= Queensway (retailer) =

Queensway was a retailer in the United Kingdom that specialised in the sale of carpets and furniture. It was a pioneer of out of town shopping and one of the first retailers in the U.K. to sell directly to customers from a warehouse.

It was founded in 1967 by Anthony Parish in Norwich with £50. Within a few months Queensway moved to a nearby disused warehouse. Parish's strategy was to sell carpets in the same way supermarkets sell food. The success of this approach enabled the company to rapidly expand to 26 branches in 1970 and by 1975, it had 38 branches across the country.
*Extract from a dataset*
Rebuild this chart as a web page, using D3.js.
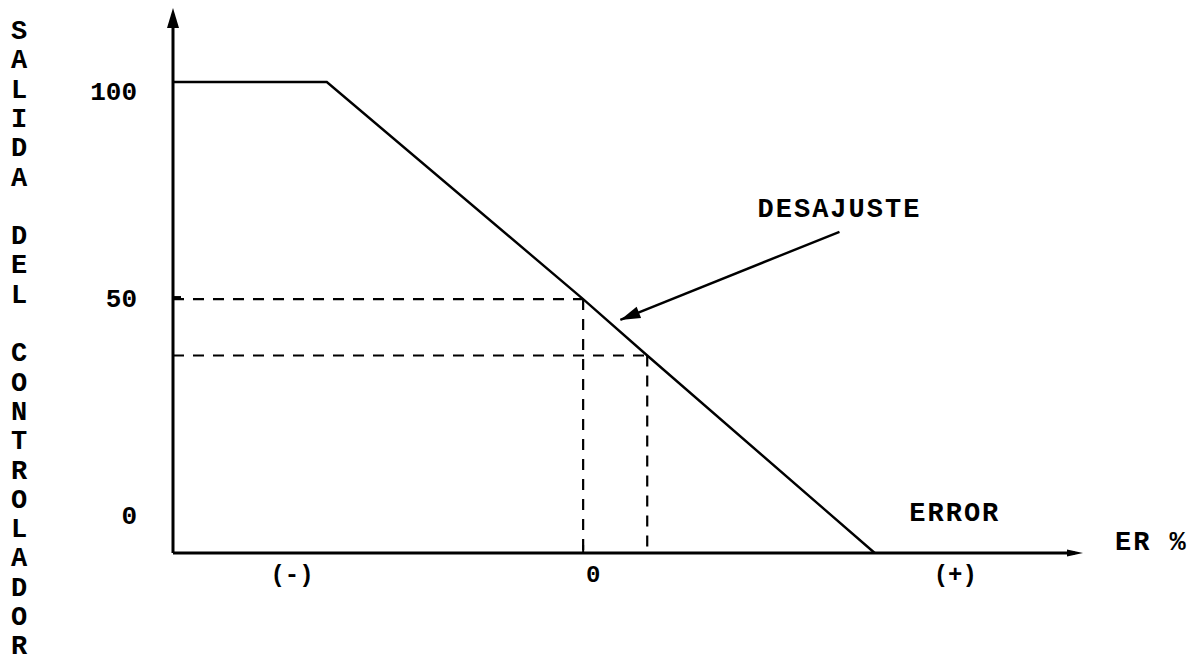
<!DOCTYPE html>
<html>
<head>
<meta charset="utf-8">
<script src="https://cdn.jsdelivr.net/npm/d3@7"></script>
<style>
  html, body { margin: 0; padding: 0; background: #fff; }
  svg { display: block; }
  text { font-family: "Liberation Mono", "DejaVu Sans Mono", monospace; font-weight: bold; fill: #000; }
</style>
</head>
<body>
<script>
// ---- data ----
const yTitle = "SALIDA DEL CONTROLADOR";
const yTickValues = [100, 50, 0];
const yTickLabels = ["100", "50", "0"];
const xTickValues = [-4.55, 0.15, 5.8];
const xTickLabels = ["(-)", "0", "(+)"];
const xAxisTitle = "ER %";
const curveX = [-6.4, -4.0, 0, 1, 4.55];
const curveY = [100, 100, 50, 37, -8.5];
const guideX = [0, 1];
const guideY = [50, 37];
const noteText = "DESAJUSTE";
const noteFrom = [4.0, 65.5];
const noteTo = [0.58, 45.2];
const noteLabelPos = [4.0, 68.8];
const errorText = "ERROR";
const errorPos = [5.8, -1.2];

const W = 1198, H = 665;
const svg = d3.select("body").append("svg").attr("width", W).attr("height", H);

const x = d3.scaleLinear().domain([-6.4, 7.8]).range([173, 1083]);
const y = d3.scaleLinear().domain([-8.5, 100]).range([553, 82]);
const x0 = x.domain()[0], x1 = x.domain()[1], yb = y.domain()[0];

// dashed guides
const g = svg.append("g");
guideX.forEach((gx, i) => {
  g.append("line").attr("x1", x(x0)).attr("x2", x(gx)).attr("y1", y(guideY[i])).attr("y2", y(guideY[i]))
    .attr("stroke", "#000").attr("stroke-width", 2.2).attr("stroke-dasharray", "11,9");
  g.append("line").attr("x1", x(gx)).attr("x2", x(gx)).attr("y1", y(guideY[i])).attr("y2", y(yb))
    .attr("stroke", "#000").attr("stroke-width", 2.2).attr("stroke-dasharray", "11,9");
});

// curve
const pts = curveX.map((v, i) => [v, curveY[i]]);
svg.append("path").datum(pts)
  .attr("d", d3.line().x(d => x(d[0])).y(d => y(d[1])))
  .attr("fill", "none").attr("stroke", "#000").attr("stroke-width", 2.4);

// axes lines
svg.append("line").attr("x1", x(x0)).attr("x2", x(x0)).attr("y1", y(yb)).attr("y2", 22)
  .attr("stroke", "#000").attr("stroke-width", 3);
svg.append("path").attr("d", `M${x(x0)},8 L${x(x0) - 6},28 L${x(x0) + 6},28 Z`).attr("fill", "#000");
svg.append("line").attr("x1", x(x0)).attr("x2", x(x1) - 8).attr("y1", y(yb)).attr("y2", y(yb))
  .attr("stroke", "#000").attr("stroke-width", 3);
svg.append("path").attr("d", `M${x(x1)},${y(yb)} L${x(x1) - 16},${y(yb) - 3.5} L${x(x1) - 16},${y(yb) + 3.5} Z`).attr("fill", "#000");

// small ticks
svg.append("line").attr("x1", x(x0)).attr("x2", x(x0) + 8).attr("y1", y(50) - 2).attr("y2", y(50) - 2)
  .attr("stroke", "#000").attr("stroke-width", 2);
svg.append("line").attr("x1", x(0)).attr("x2", x(0)).attr("y1", y(yb)).attr("y2", y(yb) - 8)
  .attr("stroke", "#000").attr("stroke-width", 2);

// y tick labels via axis
const yAxis = d3.axisLeft(y).tickValues(yTickValues).tickSize(0).tickPadding(36)
  .tickFormat((d, i) => yTickLabels[i]);
const ya = svg.append("g").attr("transform", `translate(${x(x0)},0)`).call(yAxis);
ya.select(".domain").remove();
ya.selectAll("text").attr("font-size", 26).attr("font-family", null).attr("dy", "0.38em")
  .attr("transform", (d, i) => i === 0 ? "translate(0,8)" : "translate(0,-2)");

// x tick labels via axis
const xAxis = d3.axisBottom(x).tickValues(xTickValues).tickSize(0).tickPadding(12)
  .tickFormat((d, i) => xTickLabels[i]);
const xa = svg.append("g").attr("transform", `translate(0,${y(yb)})`).call(xAxis);
xa.select(".domain").remove();
xa.selectAll("text").attr("font-size", 24).attr("font-family", null);

// y title (vertical letters)
const yt = svg.append("text").attr("font-size", 27).attr("text-anchor", "middle");
yTitle.split("").forEach((ch, i) => {
  yt.append("tspan").attr("x", 19).attr("y", 39 + i * 29.3).text(ch === " " ? "\u00a0" : ch);
});

// annotations
svg.append("text").attr("x", x(noteLabelPos[0])).attr("y", y(noteLabelPos[1]))
  .attr("text-anchor", "middle").attr("font-size", 27).attr("letter-spacing", 2).text(noteText);
svg.append("text").attr("x", x(errorPos[0])).attr("y", y(errorPos[1]))
  .attr("text-anchor", "middle").attr("font-size", 27).attr("letter-spacing", 2).text(errorText);
svg.append("text").attr("x", 1115).attr("y", y(yb) - 3)
  .attr("font-size", 27).attr("letter-spacing", 2).text(xAxisTitle);

// arrow
const ax1 = x(noteFrom[0]), ay1 = y(noteFrom[1]), ax2 = x(noteTo[0]), ay2 = y(noteTo[1]);
svg.append("line").attr("x1", ax1).attr("y1", ay1).attr("x2", ax2).attr("y2", ay2)
  .attr("stroke", "#000").attr("stroke-width", 2.4);
const ang = Math.atan2(ay2 - ay1, ax2 - ax1);
const hl = 20, hw = 6;
const bx = ax2 - hl * Math.cos(ang), by = ay2 - hl * Math.sin(ang);
svg.append("path").attr("d",
  `M${ax2},${ay2} L${bx - hw * Math.sin(ang)},${by + hw * Math.cos(ang)} L${bx + hw * Math.sin(ang)},${by - hw * Math.cos(ang)} Z`)
  .attr("fill", "#000");
</script>
</body>
</html>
In the mid-1970s it was due to float with an expected market capitalisation of around £7 million but due to a serious downturn in the economy the float was withdrawn. Managing director Anthony Parish was by now was suffering from ill health and, after a boardroom coup, the company was sold to Phillip Harris in 1977 and it became Harris Queensway plc.

On 20 December 1985, Queensway opened a store at the Merry Hill Shopping Centre in the West Midlands, becoming one of the complex's first tenants and following the trend of big retail names moving to out-of-town outlets which began around this time. Within four years it was part of Europe's largest indoor shopping centre.

In 1988 Harris Queensway was valued at £450 million and the company was sold to become Lowndes Queensway. Lowndes Queensway went bankrupt in 1992 as a result of the downturn in sales brought on by the recession, but later became part of Allied Carpets.